» **RECORDS**
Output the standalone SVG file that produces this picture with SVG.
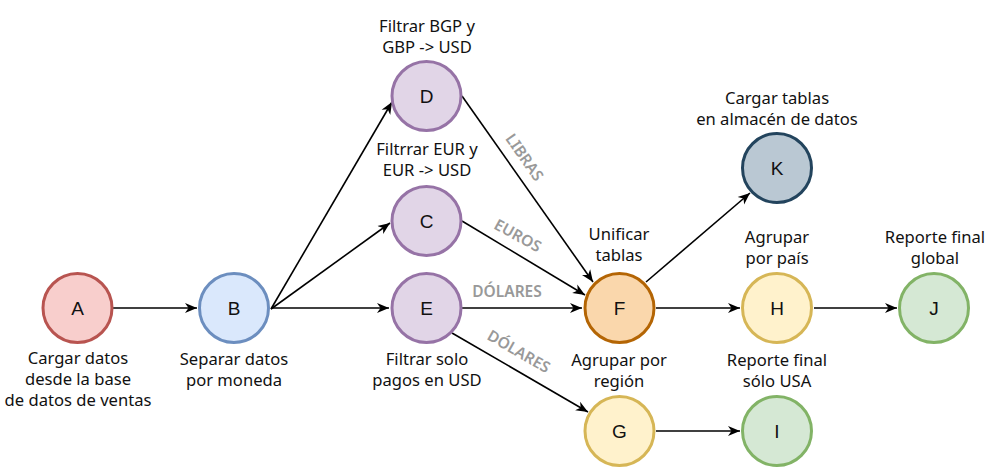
<svg xmlns="http://www.w3.org/2000/svg" width="993" height="476" viewBox="0 0 993 476">
<style>
.n{stroke-width:3}
.l{font-family:"Noto Sans","Open Sans",sans-serif;font-size:16.6px;fill:#111;text-anchor:middle}
.c{font-family:"Liberation Sans",Arial,sans-serif;font-size:19px;fill:#111;text-anchor:middle}
.e{fill:none;stroke:#000;stroke-width:1.6;marker-end:url(#ar)}
.el{font-family:"Noto Sans","Open Sans",sans-serif;font-size:15.5px;font-weight:600;fill:#999;text-anchor:middle;dominant-baseline:central}
.pu{fill:#e1d5e7;stroke:#9673a6}
.ye{fill:#fff2cc;stroke:#d6b656}
.gr{fill:#d5e8d4;stroke:#82b366}
</style>
<defs>
<marker id="ar" viewBox="-12 -6 13 12" refX="0" refY="0" markerWidth="13" markerHeight="12" markerUnits="userSpaceOnUse" orient="auto">
<path d="M0,0 L-12,-5 L-8.5,0 L-12,5 Z" fill="#000"/>
</marker>
</defs>
<rect width="993" height="476" fill="#fff"/>
<g id="edges">
<line class="e" x1="113" y1="308" x2="197" y2="308"/>
<line class="e" x1="271" y1="309" x2="392" y2="102"/>
<line class="e" x1="271" y1="309" x2="390" y2="223"/>
<line class="e" x1="271" y1="308" x2="389" y2="308"/>
<line class="e" x1="462" y1="96" x2="593" y2="282"/>
<line class="e" x1="462" y1="221" x2="585" y2="295"/>
<line class="e" x1="462" y1="308" x2="582" y2="308"/>
<line class="e" x1="452" y1="333" x2="588" y2="412"/>
<line class="e" x1="646" y1="282" x2="750" y2="193"/>
<line class="e" x1="656" y1="308" x2="740" y2="308"/>
<line class="e" x1="814" y1="308" x2="897" y2="308"/>
<line class="e" x1="656" y1="431" x2="740" y2="431"/>
<text class="el" transform="translate(525,157) rotate(55)">LIBRAS</text>
<text class="el" transform="translate(518,235) rotate(29)">EUROS</text>
<text class="el" transform="translate(507,291)">DÓLARES</text>
<text class="el" transform="translate(519,351) rotate(30)">DÓLARES</text>
</g>
<g id="A"><circle class="n" cx="77.5" cy="308" r="34.5" fill="#f8cecc" stroke="#b85450"/><text class="c" x="77.5" y="315">A</text>
<text class="l" x="78" y="364">Cargar datos</text><text class="l" x="78" y="385">desde la base</text><text class="l" x="78" y="406">de datos de ventas</text></g>
<g id="B"><circle class="n" cx="234" cy="308" r="34.5" fill="#dae8fc" stroke="#6c8ebf"/><text class="c" x="234" y="315">B</text>
<text class="l" x="234" y="365">Separar datos</text><text class="l" x="234" y="386">por moneda</text></g>
<g id="D"><circle class="n pu" cx="426.5" cy="96" r="34.5"/><text class="c" x="426.5" y="103">D</text>
<text class="l" x="427" y="32">Filtrar BGP y</text><text class="l" x="427" y="53">GBP -&gt; USD</text></g>
<g id="C"><circle class="n pu" cx="426.5" cy="221" r="34.5"/><text class="c" x="426.5" y="228">C</text>
<text class="l" x="427" y="155">Filtrrar EUR y</text><text class="l" x="427" y="176">EUR -&gt; USD</text></g>
<g id="E"><circle class="n pu" cx="426.5" cy="308" r="34.5"/><text class="c" x="426.5" y="315">E</text>
<text class="l" x="427" y="365">Filtrar solo</text><text class="l" x="427" y="386">pagos en USD</text></g>
<g id="F"><circle class="n" cx="619.5" cy="308" r="34.5" fill="#fad7ac" stroke="#b46504"/><text class="c" x="619.5" y="315">F</text>
<text class="l" x="619" y="240">Unificar</text><text class="l" x="619" y="261">tablas</text></g>
<g id="K"><circle class="n" cx="777" cy="168" r="34.5" fill="#bac8d3" stroke="#23445d"/><text class="c" x="777" y="175">K</text>
<text class="l" x="777" y="104">Cargar tablas</text><text class="l" x="777" y="125">en almacén de datos</text></g>
<g id="H"><circle class="n ye" cx="777" cy="308" r="34.5"/><text class="c" x="777" y="315">H</text>
<text class="l" x="777" y="243">Agrupar</text><text class="l" x="777" y="264">por país</text></g>
<g id="J"><circle class="n gr" cx="934" cy="308" r="34.5"/><text class="c" x="934" y="315">J</text>
<text class="l" x="935" y="243">Reporte final</text><text class="l" x="935" y="264">global</text></g>
<g id="G"><circle class="n ye" cx="619.5" cy="431" r="34.5"/><text class="c" x="619.5" y="438">G</text>
<text class="l" x="619" y="366">Agrupar por</text><text class="l" x="619" y="387">región</text></g>
<g id="I"><circle class="n gr" cx="777" cy="431" r="34.5"/><text class="c" x="777" y="438">I</text>
<text class="l" x="777" y="366">Reporte final</text><text class="l" x="777" y="387">sólo USA</text></g>
</svg>
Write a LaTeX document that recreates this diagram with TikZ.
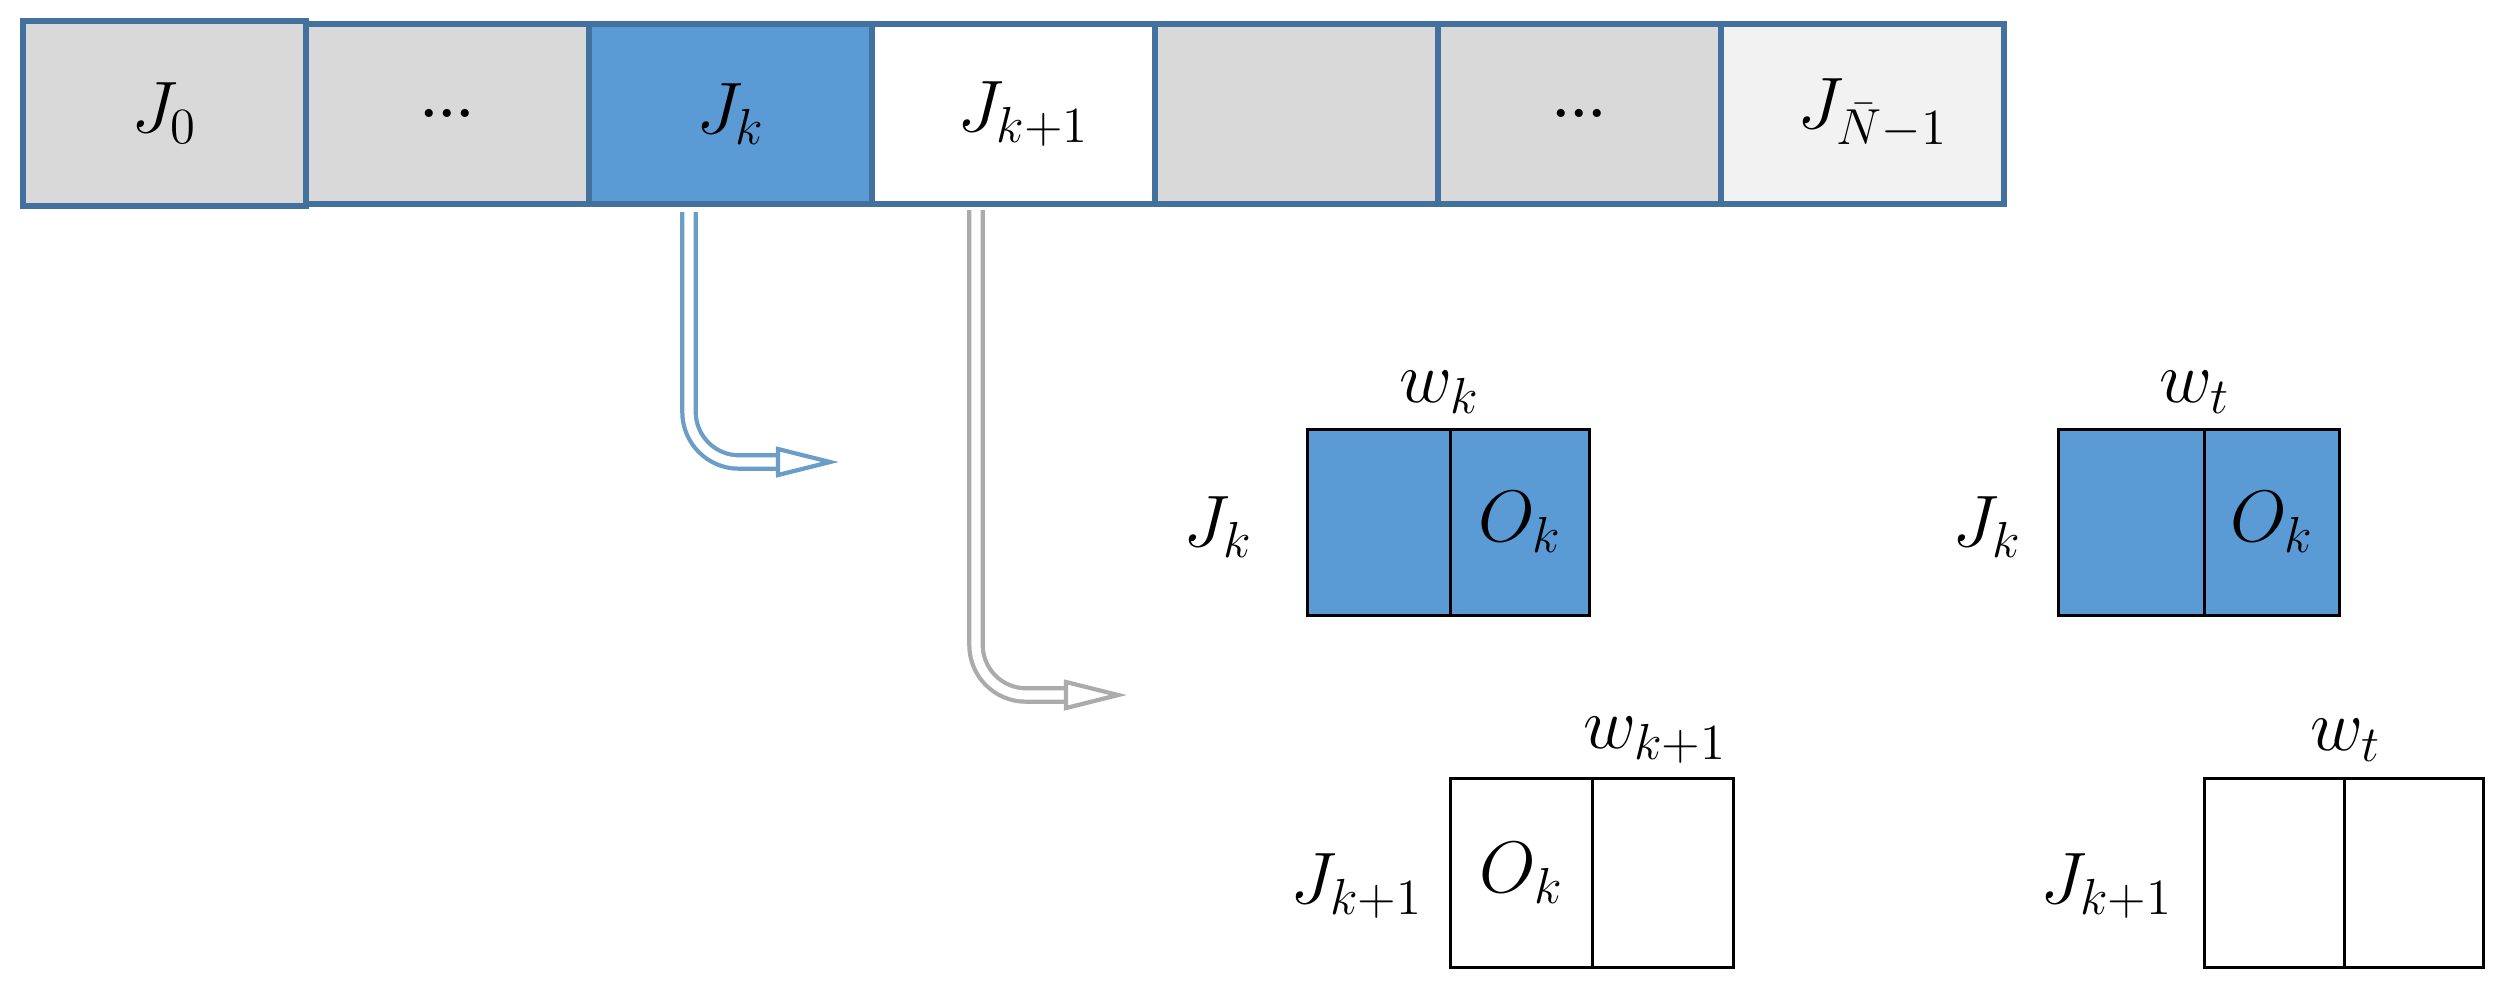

» **TASK STATEMENT**
Of all the lines in the entries, how many contain the word "that"? Give only the number.

» **EXERCISE RESPONSE**
2